-- START OF Materials provided --

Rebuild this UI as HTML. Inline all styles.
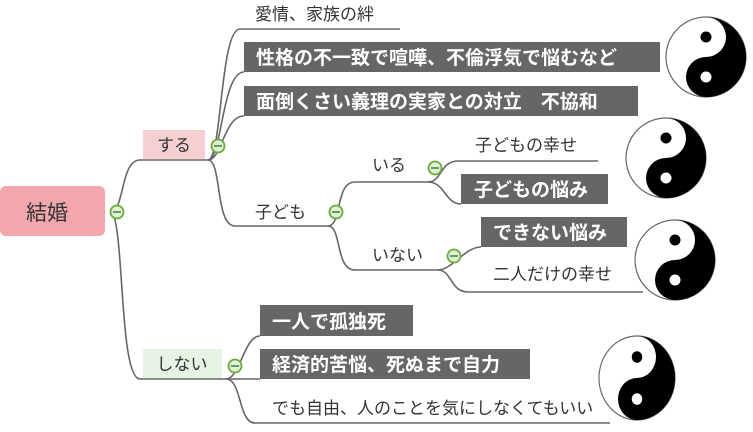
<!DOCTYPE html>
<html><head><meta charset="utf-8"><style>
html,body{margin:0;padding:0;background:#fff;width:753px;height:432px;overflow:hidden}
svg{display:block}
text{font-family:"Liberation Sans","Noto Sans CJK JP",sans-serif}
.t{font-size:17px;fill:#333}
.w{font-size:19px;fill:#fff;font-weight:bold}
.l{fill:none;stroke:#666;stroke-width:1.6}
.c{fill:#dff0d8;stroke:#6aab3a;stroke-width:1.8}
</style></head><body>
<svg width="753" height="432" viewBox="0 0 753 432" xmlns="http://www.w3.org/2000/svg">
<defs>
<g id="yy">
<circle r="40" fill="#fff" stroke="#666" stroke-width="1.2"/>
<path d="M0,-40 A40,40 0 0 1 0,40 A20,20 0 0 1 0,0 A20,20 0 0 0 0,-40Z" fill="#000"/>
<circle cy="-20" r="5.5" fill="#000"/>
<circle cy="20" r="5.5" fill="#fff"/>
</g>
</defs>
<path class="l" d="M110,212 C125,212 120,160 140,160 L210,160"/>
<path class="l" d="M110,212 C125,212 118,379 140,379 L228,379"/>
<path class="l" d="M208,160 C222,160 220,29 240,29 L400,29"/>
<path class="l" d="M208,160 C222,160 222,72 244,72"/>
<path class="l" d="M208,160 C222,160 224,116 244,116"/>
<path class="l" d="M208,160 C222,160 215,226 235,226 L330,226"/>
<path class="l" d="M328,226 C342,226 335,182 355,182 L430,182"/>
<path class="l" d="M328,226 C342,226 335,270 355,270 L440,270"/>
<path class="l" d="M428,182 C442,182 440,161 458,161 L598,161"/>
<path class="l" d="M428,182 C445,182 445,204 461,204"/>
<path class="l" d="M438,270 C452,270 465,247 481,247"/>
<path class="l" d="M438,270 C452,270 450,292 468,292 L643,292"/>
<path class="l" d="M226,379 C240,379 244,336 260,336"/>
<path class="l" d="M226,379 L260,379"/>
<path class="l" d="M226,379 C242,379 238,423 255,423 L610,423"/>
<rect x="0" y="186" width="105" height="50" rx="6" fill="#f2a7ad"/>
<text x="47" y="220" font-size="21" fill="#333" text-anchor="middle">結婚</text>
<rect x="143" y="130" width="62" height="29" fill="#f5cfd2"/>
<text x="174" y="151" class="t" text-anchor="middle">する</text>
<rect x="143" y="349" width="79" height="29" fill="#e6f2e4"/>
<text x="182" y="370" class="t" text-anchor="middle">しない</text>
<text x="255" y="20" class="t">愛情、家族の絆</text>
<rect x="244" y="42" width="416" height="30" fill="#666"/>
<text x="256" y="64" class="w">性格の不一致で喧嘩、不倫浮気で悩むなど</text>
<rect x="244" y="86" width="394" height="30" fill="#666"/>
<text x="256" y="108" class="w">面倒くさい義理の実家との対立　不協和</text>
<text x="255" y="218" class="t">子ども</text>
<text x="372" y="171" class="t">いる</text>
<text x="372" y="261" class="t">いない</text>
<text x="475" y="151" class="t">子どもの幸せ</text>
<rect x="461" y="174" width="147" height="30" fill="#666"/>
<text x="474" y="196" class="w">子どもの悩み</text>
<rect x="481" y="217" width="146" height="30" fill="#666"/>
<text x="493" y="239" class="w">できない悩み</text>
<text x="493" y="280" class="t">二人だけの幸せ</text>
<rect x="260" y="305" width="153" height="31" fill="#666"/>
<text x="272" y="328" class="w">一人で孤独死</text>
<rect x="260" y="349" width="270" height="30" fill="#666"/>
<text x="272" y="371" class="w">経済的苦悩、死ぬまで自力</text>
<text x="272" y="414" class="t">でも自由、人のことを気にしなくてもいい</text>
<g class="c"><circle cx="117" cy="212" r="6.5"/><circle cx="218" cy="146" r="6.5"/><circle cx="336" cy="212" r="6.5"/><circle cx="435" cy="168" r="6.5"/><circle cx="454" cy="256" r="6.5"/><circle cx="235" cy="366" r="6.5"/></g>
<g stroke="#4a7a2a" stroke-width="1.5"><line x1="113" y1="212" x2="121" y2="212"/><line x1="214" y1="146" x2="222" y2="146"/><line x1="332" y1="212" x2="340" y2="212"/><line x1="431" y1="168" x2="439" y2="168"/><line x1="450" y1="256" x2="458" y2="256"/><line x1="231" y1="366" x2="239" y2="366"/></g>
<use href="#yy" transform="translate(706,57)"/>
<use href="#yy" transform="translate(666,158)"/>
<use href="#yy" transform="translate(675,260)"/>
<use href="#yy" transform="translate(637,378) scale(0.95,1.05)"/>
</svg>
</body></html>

-- END OF Materials provided --
-- START OF Materials provided --

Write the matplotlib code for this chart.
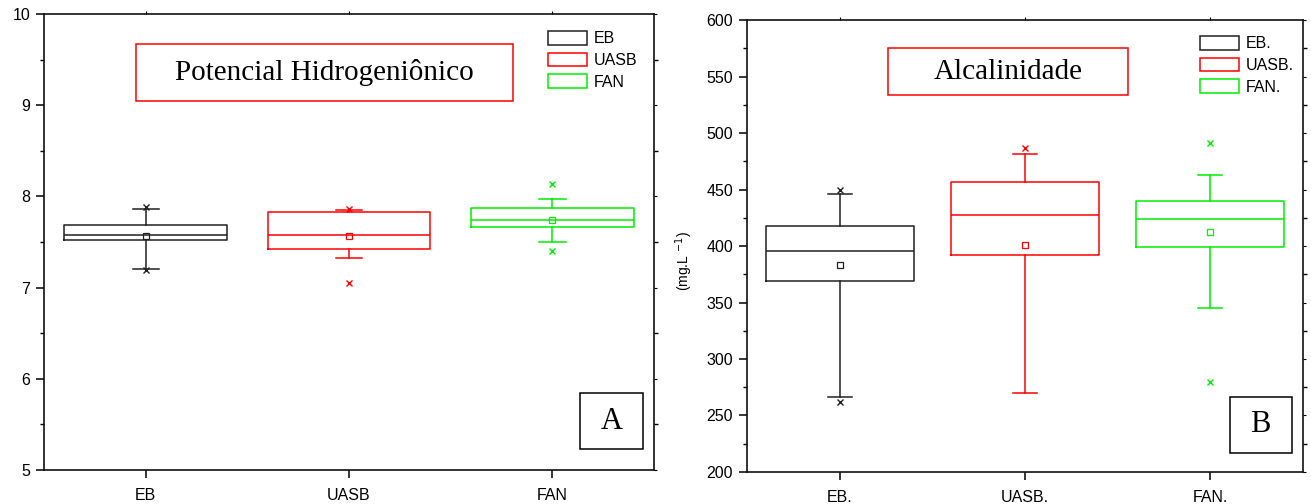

-- END OF Materials provided --

(Set exercise) Return each line where "this" shows up.

(The solution)
Rebuild this UI as HTML. Inline all styles.
Write the matplotlib code for this chart.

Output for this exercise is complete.